Recovery Geography Objective (RGO)
These systems support customers across the US and, with some functions, internationally as well. The recovery needed to be able to handle geographic issues such as the northeast power outage and still be available. The plan had to deal with the loss of power or communications not just for a site, but for a 500 mile radius.
The Solution
We proposed a solution of Symmetrix arrays with SRDF/A and Multi-Session Consistency (MSC). To handle this scale of unique data, there were 8 arrays at each site. SRDF/A provided the data replication, connected with Cisco FCIP technology over 4 OC-12 links. SRDF moves the data from the (outsourced) source site to the target.
SRDF MSC has the unique ability not only to create multiple groups within a Symmetrix system, but also to define groups acrosssystems, and then take actions on a group as a whole without sacrificing consistency. SRDF/A sends the differences between one point in time and the next (the 'delta set') from the source to the target with each cycle switch. By default, the cycles operate within a given array and are independent of each other. MSC has the ability to synchronize the cycle switches, so that multiple arrays will make the switch at the same point in time. This creates a single image of all of the data that is consistent from a write-dependency point of view. The delta sets are then transmitted to the remote site, and are either all applied (if they all make it completely) or all discarded. In this way, the target site always has a valid, consistent view of the data on disk across the arrays.

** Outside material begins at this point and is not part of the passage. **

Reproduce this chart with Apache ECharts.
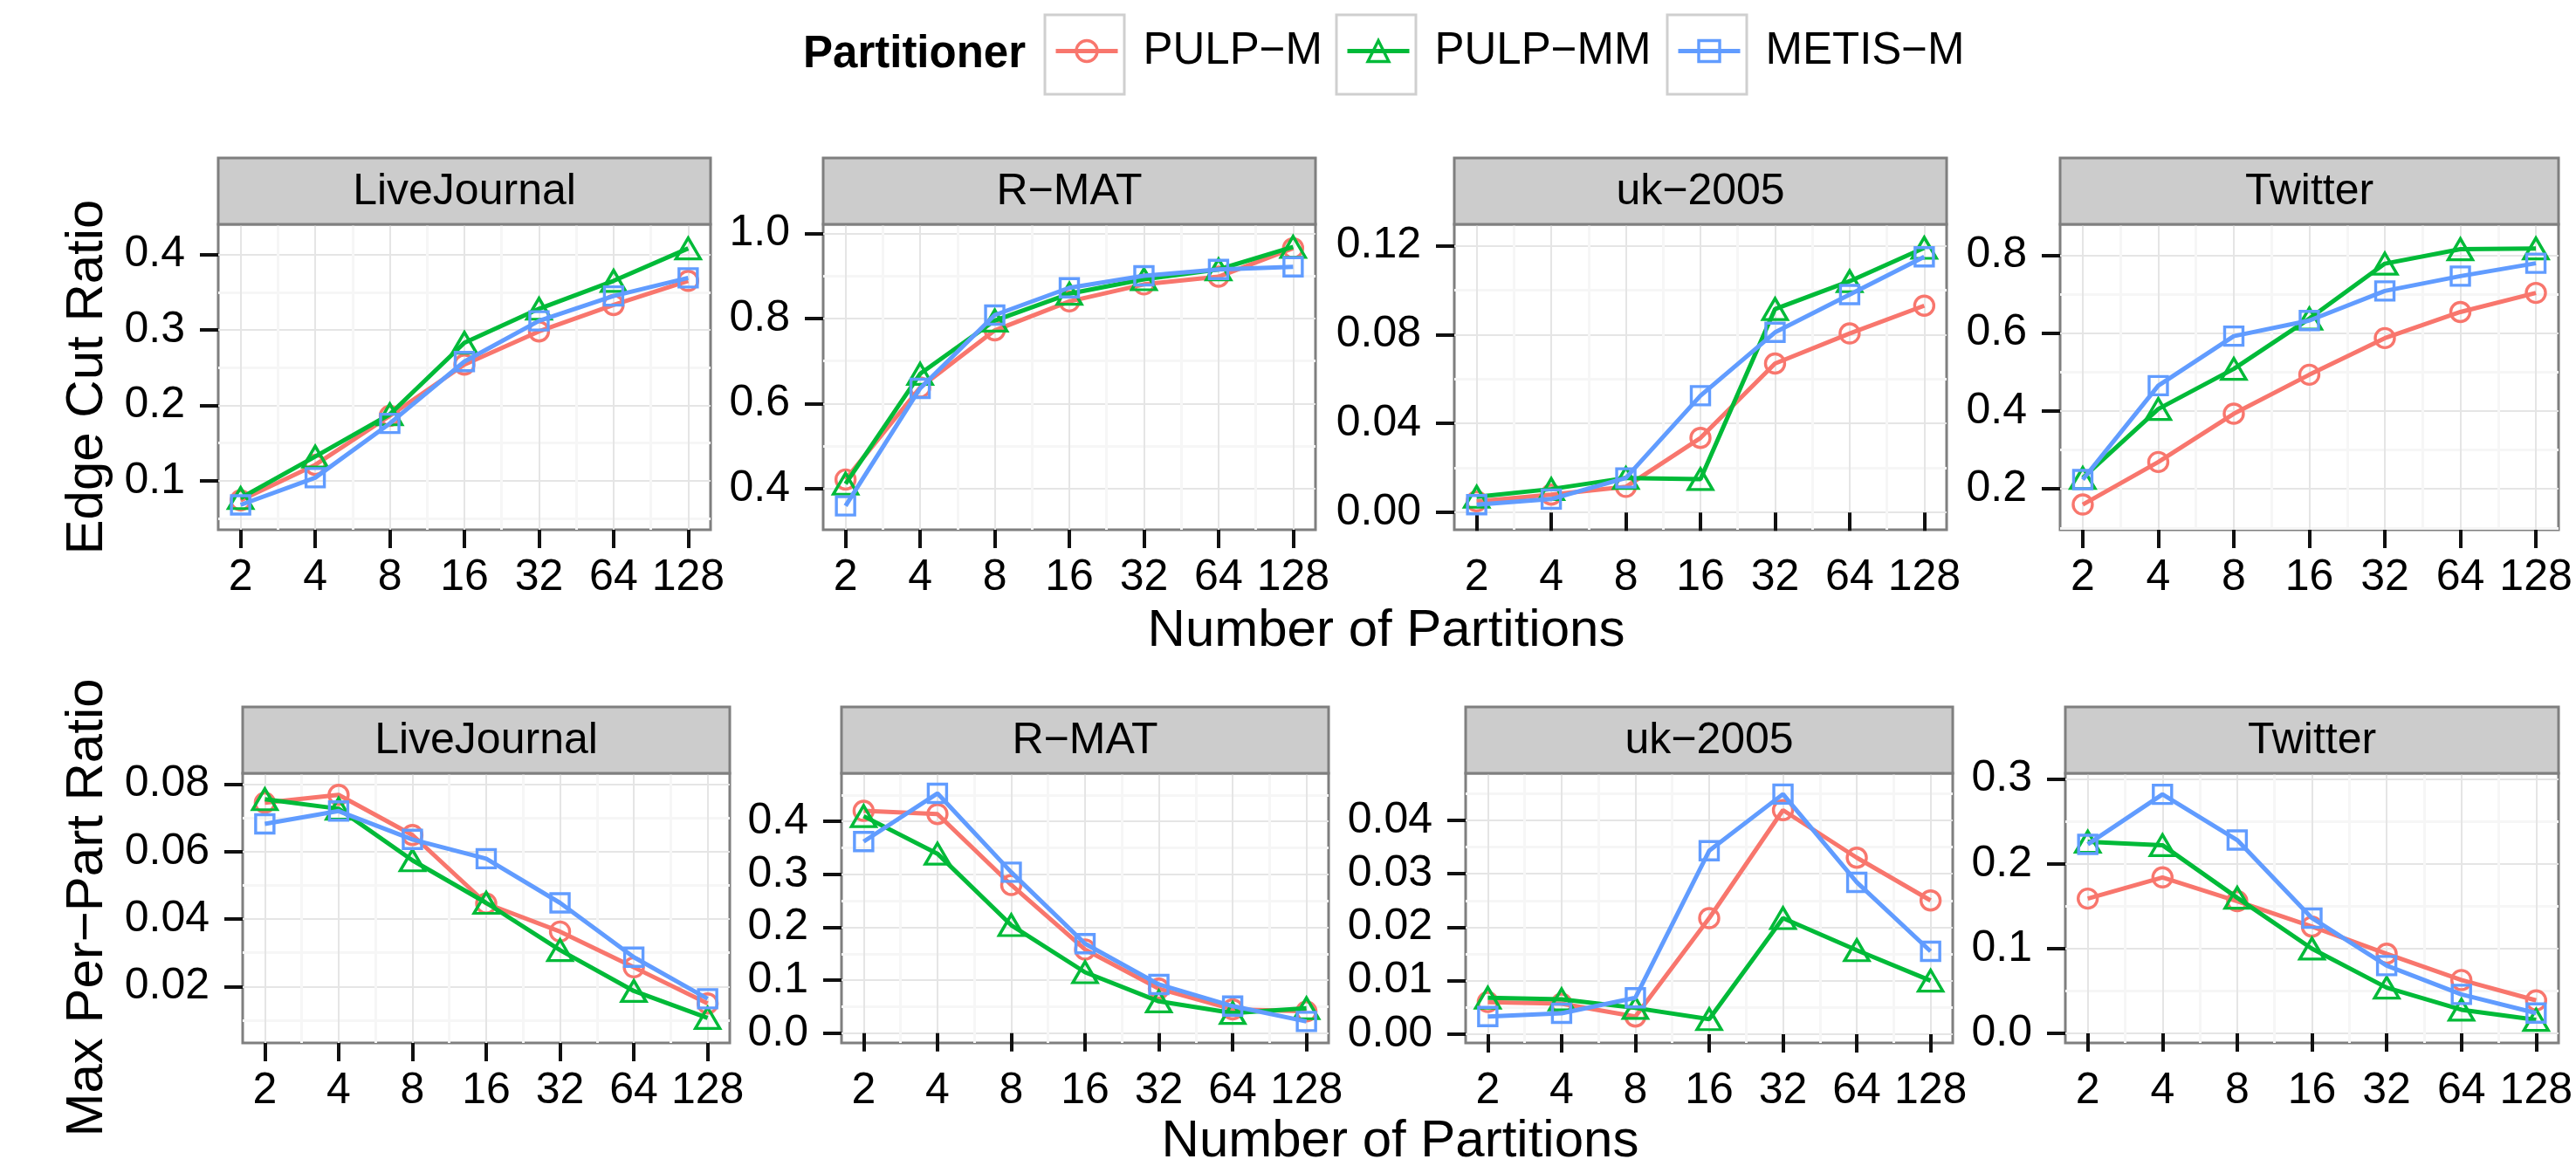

The big magic of MSC is that we are not trying to get all of the writes to the target in order. Given the level of I/O on these systems, the complexity of putting a precise enough time on each I/O without some common clock to reference would be massive. The common Mainframe solution for this problem is to use the clock from MVS to provide the timestamp on the I/Os, so that they can be replayed at the target site in the right order even of there are multiple arrays involved. In this case, there are many unrelated systems without the level of clock synchronization to make such a solution possible. By managing the cycle switch times across the arrays, SRDF MSC eliminates this problem.
Servers are located at both the source and target sites. People and processes are in place to deliver a quick restart after the declaration of a disaster at the source site.
The sites are over 600 miles apart, with separate power and telecommunications grids.
The Results
The customer has a single, consistent replica of over 500 TBs of data at over 600 miles that is within 2 minutes of the state of the source at any given time. While MVS is in control, the data also supports UNIX and Windows systems running a wide variety of applications. With this design, recovery is greatly simplified since all of the interconnecting systems will recover with data from the same point in time.
All of the business objectives have been met, and there are no near-term limits on scale or other items that would impact the future usefulness of this solution. They are free to add or change anything above the storage layer and maintain the needed business consistency.
Additional Observations
Most large businesses have a DR plan. However, many of these plans overlook critical items or assuming things that may not be accurate. It is difficult for many businesses to understand the value of the last X minutes of data. For a manufacturing concern, the value of the last hour of production and shipping, or even the last day, may not make a significant difference in the value of the business. For an online business, the value of the last hour may be very significant. For an investment or banking firm, losing the last hour of records may mean the end of the business. Figuring out where each part of a business lives on the recovery value spectrum can be an arduous task, and shortcuts can lead to bad decisions.
This customer realized that they did not want to own two data centers. So they found a good partner, and only have ownership of one.
They also considered the fact that the restart of the business after a disaster can actually be more difficult than ongoing operations. And if things are bad enough that you have to shut down a data center, there are probably real problems in the primary data center geography. Even if air travel or roads are available, employees may have family or other concerns that could prevent them from traveling to the alternate site. So how do you get all that expertise to the target site, and make it OK for them to stay there for what may be months?
They decided that they needed to staff both sites. They have an operational team for each. And the big difference from what many customers have done is that they have the engineering team at the target site. The primary data center is the outsourced one, supporting ongoing operations with a staff trained for that. The alternate data center is where the ongoing changes are designed, and where all the expertise lives to handle any challenges that come up in the event of a site failover. This is a very innovative solution to the problem of staffing the target site, and I believe more customers will follow this in the future.
Conclusion
This customer has a long-standing relationship with EMC. The companies have been doing business together for years, as EMC provides them with solutions that help them to meet their business needs. The customer takes the time to meet with EMC and discuss their needs in detail, including trips to meet with our management and engineering staff to help us better understand where they are going with IT and what we might do to help. By building a real partnership, we are able to work together to solve their ongoing challenges. SRDF MSC is an example of a technology that EMC has built to help our customers meet their business needs.